Now you are getting to the heart of it. They don’t know why ANY of the major circulation systems behave as they do.
My proposals provide just such an explanation and as time passes the real world is behaving as it should by my account.
If one adds a top down solar effect on the vertical temperature profile in the atmosphere and modulates that with bottom up oceanic variability then the pressure distribution changes and in particular mid latitude jetstream variations become fully explicable.
To achieve that top down solar effect I increasingly think that the secret is to regard radiative physics as largely irrelevant. What seems to matter most is chemical reactions caused by variations in the the energy and particles reaching us from the sun.
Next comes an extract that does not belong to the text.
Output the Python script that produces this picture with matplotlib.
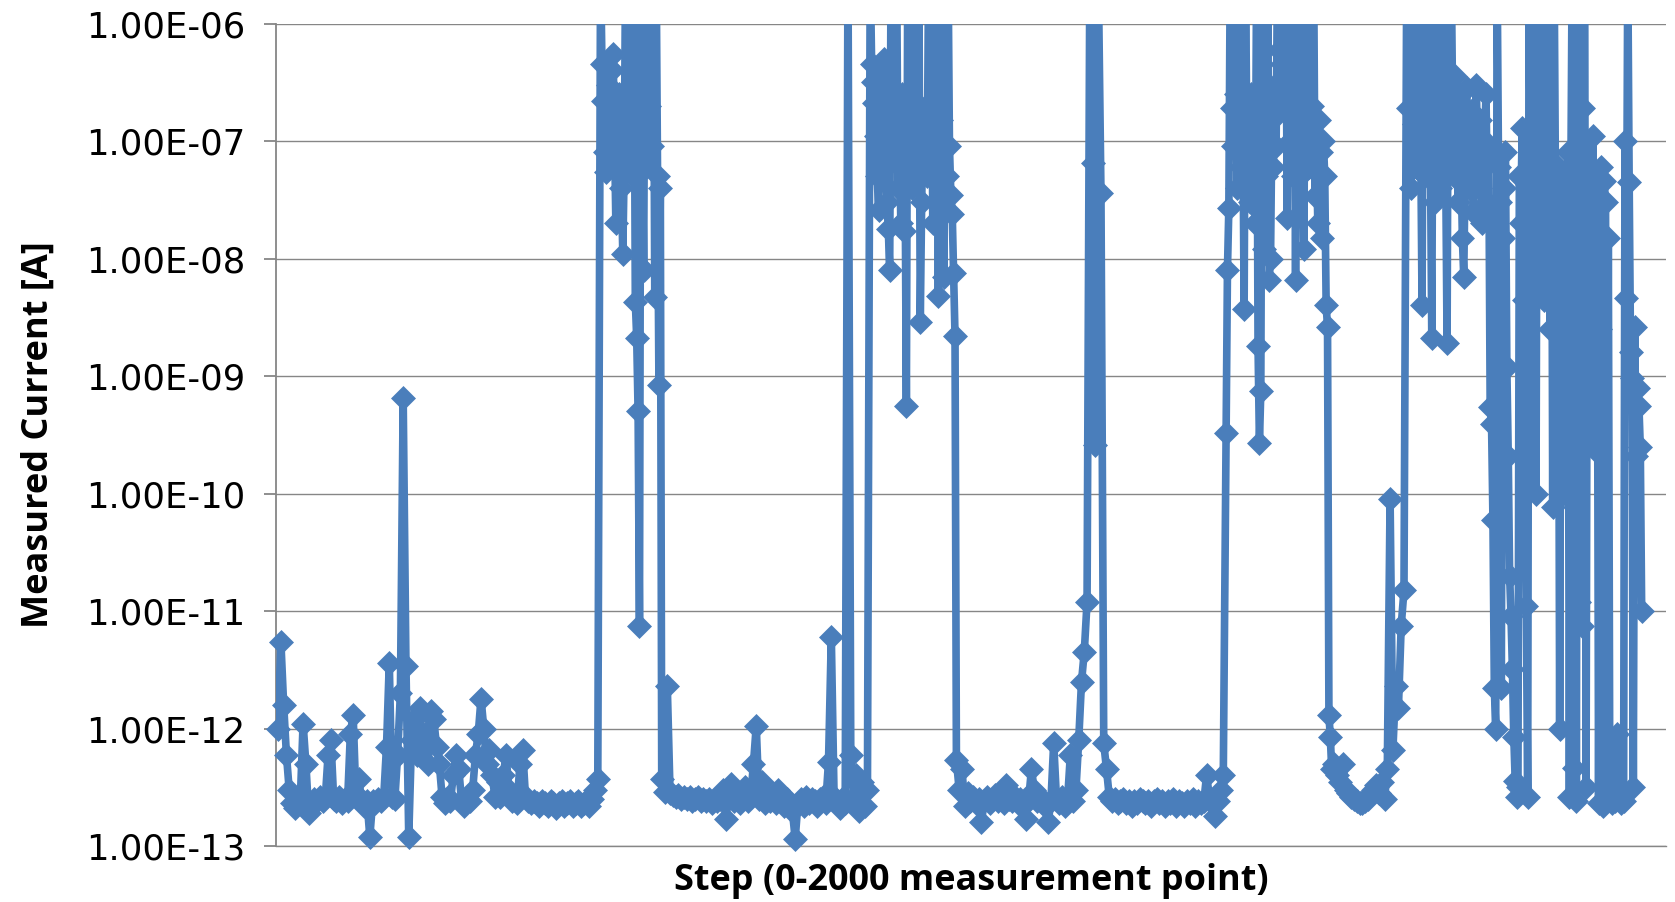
import numpy as np
import matplotlib

matplotlib.use("Agg")
import matplotlib.pyplot as plt
from matplotlib.path import Path
from matplotlib.ticker import FixedLocator, FuncFormatter, NullLocator

# measured current [A] (3e-6 = off scale, above 1E-06)
# low states sampled every 4th step, high / switching states every 2nd step
low_1 = [
    1.0e-12, 5.5e-12, 1.6e-12, 6e-13, 3e-13, 2.3e-13, 2.1e-13, 2.4e-13, 2.5e-13, 1.1e-12,
    5e-13, 1.9e-13, 2.2e-13, 2.5e-13, 2.4e-13, 2.6e-13, 2.4e-13, 2.6e-13, 6e-13, 8e-13,
    2.5e-13, 2.4e-13, 2.6e-13, 2.3e-13, 2.5e-13, 2.4e-13, 9e-13, 1.3e-12, 2.6e-13, 3.7e-13,
    2.5e-13, 2.2e-13, 2.4e-13, 1.2e-13, 2.4e-13, 2.3e-13, 2.5e-13, 2.4e-13, 2.6e-13, 7e-13,
    3.6e-12, 2.6e-13, 2.5e-13, 6e-13, 2e-12, 6.5e-10, 3.4e-12, 1.2e-13, 8e-13, 1.2e-12,
    6e-13, 1.5e-12, 7e-13, 9e-13, 5e-13, 1.4e-12, 1.2e-12, 7e-13, 5e-13, 2.6e-13,
    2.3e-13, 2.6e-13, 2.4e-13, 4e-13, 6e-13, 4.5e-13, 2.4e-13, 2.2e-13, 2.5e-13, 2.4e-13,
    3e-13, 6e-13, 9e-13, 1.8e-12, 1e-12, 5e-13, 6.5e-13, 4e-13, 2.6e-13, 3.5e-13,
    2.6e-13, 4e-13, 6e-13, 3e-13, 2.4e-13, 2.5e-13, 2.3e-13, 5e-13, 6.5e-13, 2.6e-13,
    2.4e-13, 2.3e-13, 2.4e-13, 2.3e-13, 2.2e-13, 2.4e-13, 2.3e-13, 2.2e-13, 2.4e-13, 2.3e-13,
    2.1e-13, 2.3e-13, 2.4e-13, 2.2e-13, 2.3e-13, 2.4e-13, 2.2e-13, 2.3e-13, 2.4e-13, 2.2e-13,
    2.3e-13, 2.4e-13, 2.2e-13, 2.5e-13, 3e-13, 3.7e-13,
]
high_1 = [
    3e-6, 4.5e-7, 2.2e-7, 8e-8, 5.5e-8, 3e-7, 1.5e-7, 6e-8, 4e-7, 5.5e-7,
    1.2e-7, 2e-8, 7e-8, 2.5e-7, 1e-7, 4e-8, 1.1e-8, 6e-8, 3e-6, 1.5e-7,
    3e-6, 8e-8, 3e-7, 5e-8, 3e-6, 4.3e-9, 2.1e-9, 5e-10, 7.5e-12, 3e-6,
    1.2e-7, 8e-9, 3e-6, 6e-8, 3e-6, 2e-7, 3e-6, 9e-8, 3e-6, 4.7e-9,
    3e-6, 5e-8, 8.4e-10, 4e-8,
]
low_2 = [
    3.7e-13, 2.9e-13, 2.3e-12, 2.8e-13, 2.7e-13, 2.6e-13, 2.7e-13, 2.5e-13, 2.6e-13, 2.5e-13,
    2.6e-13, 2.4e-13, 2.5e-13, 2.6e-13, 2.4e-13, 2.5e-13, 2.4e-13, 2.5e-13, 2.3e-13, 2.5e-13,
    2.4e-13, 2.5e-13, 3e-13, 1.7e-13, 2.5e-13, 3.4e-13, 2.4e-13, 2.6e-13, 2.3e-13, 2.5e-13,
    3.2e-13, 2.4e-13, 2.6e-13, 5e-13, 1.05e-12, 2.5e-13, 3.5e-13, 2.3e-13, 2.6e-13, 2.4e-13,
    2.6e-13, 2.3e-13, 3e-13, 2.4e-13, 2.2e-13, 2.5e-13, 2.3e-13, 2e-13, 1.15e-13, 2.3e-13,
    2.5e-13, 2.2e-13, 2.6e-13, 2.3e-13, 2.5e-13, 2.4e-13, 2.2e-13, 2.5e-13, 2.6e-13, 2.3e-13,
    5.2e-13, 6e-12, 2.6e-13, 2.3e-13, 2.1e-13, 2.5e-13, 2.3e-13, 3e-6, 6e-13, 2.6e-13,
    4e-13, 2e-13, 3.5e-13, 2.2e-13, 3e-13,
]
high_2 = [
    3e-6, 4.5e-7, 3.2e-7, 2.1e-7, 1.1e-7, 5e-8, 2.6e-8, 1.5e-7, 4e-7, 9e-8,
    5e-7, 6e-8, 3e-8, 1.8e-8, 8e-9, 3e-6, 1.2e-7, 3e-6, 7e-8, 3e-6,
    4e-8, 1.5e-7, 2e-8, 2.5e-7, 1.7e-8, 8e-8, 5.6e-10, 3e-6, 9e-8, 3e-6,
    4e-8, 3e-6, 1.5e-7, 3e-6, 6e-8, 3e-6, 2.9e-9, 3e-8, 1.2e-7, 7e-8,
    2e-7, 5e-8, 3e-6, 1e-7, 3e-6, 2e-8, 3e-6, 6e-8, 3e-6, 4.8e-9,
    3e-6, 1.5e-7, 3e-6, 7e-9, 3e-6, 5e-8, 3e-6, 9e-8, 3.5e-8, 2.4e-8,
    7.5e-9, 2.2e-9,
]
low_3 = [
    5.4e-13, 3e-13, 4.5e-13, 2.2e-13, 2.8e-13, 2.4e-13, 2.6e-13, 2.3e-13, 2.5e-13, 1.6e-13,
    2.4e-13, 2.6e-13, 2.3e-13, 2.5e-13, 2.7e-13, 2.4e-13, 2.6e-13, 2.3e-13, 3.3e-13, 2.5e-13,
    2.4e-13, 2.6e-13, 2.3e-13, 2.5e-13, 2.2e-13, 1.7e-13, 2.5e-13, 4.5e-13, 3e-13, 2.4e-13,
    2.6e-13, 2.3e-13, 2.2e-13, 1.6e-13, 2.4e-13, 7.5e-13, 2.5e-13, 2.3e-13, 2.6e-13, 2.2e-13,
    2.5e-13, 6e-13, 2.4e-13, 3e-13, 8e-13, 2.5e-12, 4.5e-12, 1.2e-11, 3e-6, 6.5e-8,
    2.6e-10, 3e-6, 3.6e-8, 7.5e-13, 4.5e-13, 2.6e-13, 2.4e-13, 2.5e-13, 2.3e-13, 2.4e-13,
    2.5e-13, 2.3e-13, 2.4e-13, 2.2e-13, 2.4e-13, 2.3e-13, 2.5e-13, 2.4e-13, 2.3e-13, 2.4e-13,
    2.2e-13, 2.4e-13, 2.5e-13, 2.3e-13, 2.4e-13, 2.2e-13, 2.4e-13, 2.3e-13, 2.5e-13, 2.2e-13,
    2.4e-13, 2.3e-13, 2.2e-13, 2.4e-13, 2.3e-13, 2.5e-13, 2.2e-13, 2.4e-13, 2.3e-13, 2.4e-13,
    4e-13, 2.6e-13, 2.3e-13, 1.8e-13, 2.4e-13, 3e-13, 4e-13,
]
high_3 = [
    3.3e-10, 8e-9, 2.7e-8, 3e-6, 1.9e-7, 9e-8, 3e-6, 2.5e-7, 4e-8, 3e-6,
    1.2e-7, 6e-8, 2e-7, 3.7e-9, 3e-6, 8e-8, 1.5e-7, 3e-8, 2.5e-7, 6e-8,
    1e-7, 2e-8, 3e-6, 1.8e-9, 2.7e-10, 7.5e-10, 3e-6, 1.2e-8, 3e-6, 5e-8,
    3e-6, 6.6e-9, 1e-8, 1.5e-7, 6e-8, 3e-7, 9e-8, 3e-6, 6e-7, 3e-6,
    4.5e-7, 3e-6, 1.8e-7, 3e-6, 2.2e-8, 3e-6, 1e-7, 3e-6, 5e-8, 3e-6,
    6.6e-9, 3e-6, 1.5e-7, 5e-8, 2.5e-7, 8e-8, 1.2e-8, 3e-6, 1.3e-7, 3e-6,
    6e-8, 3e-6, 2e-7, 3e-6, 3.4e-8, 1e-7, 2e-8, 1.5e-7, 8e-8, 1.5e-8,
    1e-7, 5e-8, 4e-9, 2.6e-9, 1.3e-12, 8.5e-13,
]
low_4 = [
    4.5e-13, 5e-13, 4e-13, 3.5e-13, 5e-13, 3e-13, 2.8e-13, 2.6e-13, 2.5e-13, 2.4e-13,
    2.3e-13, 2.3e-13, 2.4e-13, 2.5e-13, 2.8e-13, 3e-13, 3.3e-13, 2.8e-13, 3.5e-13, 2.5e-13,
    4.5e-13, 9e-11, 6.5e-13, 2.3e-12, 1.5e-12, 7.5e-12, 1.5e-11,
]
high_4 = [
    3e-6, 1.9e-7, 3e-6, 4e-8, 3e-6, 1.4e-7, 3e-6, 6e-8, 2.5e-7, 3e-6,
    1e-7, 4e-9, 3e-6, 5e-8, 3e-6, 2e-7, 3e-6, 8e-8, 2.1e-9, 3e-6,
    3e-8, 3e-6, 1e-7, 3e-6, 4e-8, 3e-6, 1.5e-7, 3e-6, 6e-8, 1.9e-9,
    3e-6, 8e-8, 3e-6, 2e-7, 5e-8, 3.6e-7, 1.2e-7, 3e-8, 2.5e-7, 7e-8,
    1.5e-8, 7e-9, 6e-8, 2.8e-7, 1e-7, 4e-8, 1.8e-7, 6e-8, 2.5e-8, 1.2e-7,
    3e-7, 8e-8, 4e-8, 1.5e-7, 2e-8, 6e-8, 1e-7, 2.5e-7, 3e-8, 8e-8,
]
switching = [
    5.5e-10, 3.9e-10, 6e-11, 2.2e-12, 1e-12, 3e-6, 6e-8, 3e-8, 2.2e-12, 1.5e-8,
    4e-8, 8e-8, 1.2e-9, 2.1e-10, 2e-11, 9e-12, 3.2e-12, 8.5e-13, 3.6e-13, 2.6e-13,
    3.2e-13, 5e-8, 2e-8, 1.3e-7, 4.4e-9, 2.3e-10, 1.1e-11, 2.6e-13, 3e-6, 3e-8,
    1e-8, 6e-8, 3e-6, 1e-10, 3e-6, 2.7e-8, 3e-6, 1e-8, 3e-6, 4.4e-9,
    3e-6, 2e-8, 3e-6, 2.5e-9, 3e-6, 7.7e-11, 3e-6, 4e-8, 1.5e-8, 6e-8,
    1e-12, 3e-8, 3e-10, 5e-8, 1e-10, 2e-8, 8e-8, 2.6e-13, 4e-8, 3e-6,
    4.6e-13, 3e-6, 2.4e-13, 3e-6, 1.2e-11, 3e-6, 7.5e-12, 1.9e-7, 3e-6, 3.2e-13,
    1e-7, 5e-8, 8.7e-10, 2e-8, 1.1e-7, 2.4e-10, 5e-9, 3e-8, 2.3e-13, 2.5e-9,
    6e-8, 2.2e-13, 4.6e-8, 3e-8, 8.7e-13, 1.5e-8, 6.5e-13, 3.2e-13, 2.3e-13, 2.8e-13,
    2.4e-13, 9e-13, 2.5e-13, 3.2e-13, 2.3e-13, 3e-13, 2.4e-13, 1e-7, 4.6e-9, 3e-6,
    4.5e-8, 1.6e-9, 9.7e-10, 3.2e-13, 2.6e-9, 2.1e-10, 7.9e-10, 5.6e-10, 2.5e-10, 1e-11,
]

SEGMENTS = [low_1, high_1, low_2, high_2, low_3, high_3, low_4, high_4, switching]
SEGMENT_STRIDE = [4, 2, 4, 2, 4, 2, 4, 2, 2]
FIRST_STEP = 3
Y_TICKS = [1e-13, 1e-12, 1e-11, 1e-10, 1e-9, 1e-8, 1e-7, 1e-6]

BLUE = "#4A7EBB"
GRID = "#868686"


def build_series():
    steps, values = [], []
    start = FIRST_STEP
    for seg, stride in zip(SEGMENTS, SEGMENT_STRIDE):
        steps.append(start + stride * np.arange(len(seg)))
        values.append(np.asarray(seg, dtype=float))
        start += stride * len(seg)
    return np.concatenate(steps), np.concatenate(values)


def main() -> int:
    step, current = build_series()

    fig = plt.figure(figsize=(16.75, 9.02), dpi=100)
    ax = fig.add_axes([276 / 1675, 1 - 846 / 902, 1390 / 1675, 822.5 / 902])

    diamond = Path(
        [(0, 1), (1, 0), (0, -1), (-1, 0), (0, 1)],
        [Path.MOVETO, Path.LINETO, Path.LINETO, Path.LINETO, Path.CLOSEPOLY],
    )
    ax.plot(step, current, color=BLUE, linewidth=5.5, zorder=3)
    in_range = current <= 1e-6
    ax.plot(
        step[in_range], current[in_range], linestyle="none", marker=diamond,
        markersize=18, markerfacecolor=BLUE, markeredgewidth=0, zorder=4, clip_on=False,
    )

    ax.set_yscale("log")
    ax.set_ylim(1e-13, 1e-6)
    ax.set_xlim(0, 2000)
    ax.yaxis.set_major_locator(FixedLocator(Y_TICKS))
    ax.yaxis.set_minor_locator(NullLocator())
    ax.yaxis.set_major_formatter(FuncFormatter(lambda v, pos: "{0:.2E}".format(v)))
    ax.xaxis.set_major_locator(NullLocator())
    ax.xaxis.set_minor_locator(NullLocator())

    ax.set_axisbelow(True)
    ax.grid(axis="y", color=GRID, linewidth=1.0)
    for side in ("top", "right"):
        ax.spines[side].set_visible(False)
    ax.spines["left"].set_color(GRID)
    ax.spines["left"].set_linewidth(1.3)
    ax.spines["bottom"].set_color(GRID)
    ax.spines["bottom"].set_linewidth(1.0)
    ax.tick_params(axis="y", direction="out", length=9, width=1.3, color=GRID,
                   pad=13, labelsize=25.5, labelcolor="black")
    for label in ax.get_yticklabels():
        label.set_fontfamily("DejaVu Sans")

    ax.set_ylabel("Measured Current [A]", fontsize=26, fontweight="bold", fontfamily="Open Sans")
    ax.yaxis.set_label_coords(-0.158, 0.5)
    ax.set_xlabel("Step (0-2000 measurement point)", fontsize=25.9, fontweight="bold", fontfamily="Open Sans")
    ax.xaxis.set_label_coords(0.5, -0.021)

    fig.savefig("out.png", dpi=100)
    plt.close(fig)
    return 0


if __name__ == "__main__":
    raise SystemExit(main())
Those reactions alter ozone quantities differentially at different levels to alter the vertical temperature profile so as to ultimately alter the height of the tropopause so as to alter the pressure distribution beneath.
The role of radiative physics is then merely to try and restore equilibrium after the chemical reactions have done their work.

Pamela Gray
December 27, 2010 4:01 pm

Interesting paper here on stratospheric temperature change. Three models were run, one with ozone depleting substances, one with greenhouse gases, and one with natural forcings. Natural forcings were quite capable of producing changes in ozone that then produced changes in the stratospheric temperature.
http://www.atmos-chem-phys-discuss.net/10/17341/2010/acpd-10-17341-2010.pdf

Pamela Gray
December 27, 2010 4:12 pm

Here’s another one that uses models and observations to describe the ozone-stratospheric temperature connection. It seems that several new and improved models are including a natural forcings only version.
hmmmmm.
http://www.springerlink.com/content/n56tw2k9xj546247/

Jim D
December 27, 2010 6:28 pm

I am still waiting for a reply to my previous comment.
http://wattsupwiththat.com/2010/12/23/some-of-the-missing-energy/#comment-559429
Why is Miskolczi ignoring the emitted longwave from the atmosphere when defining his optical depth? This is probably why he didn’t see any sensitivity to CO2 changes, and really explains a lot. To be relevant to climate you have to use the optical depth of the complete IR spectrum, which he didn’t. He just looked where you don’t expect to see a change, and indeed reported no change there. Is this the way to interpret his results?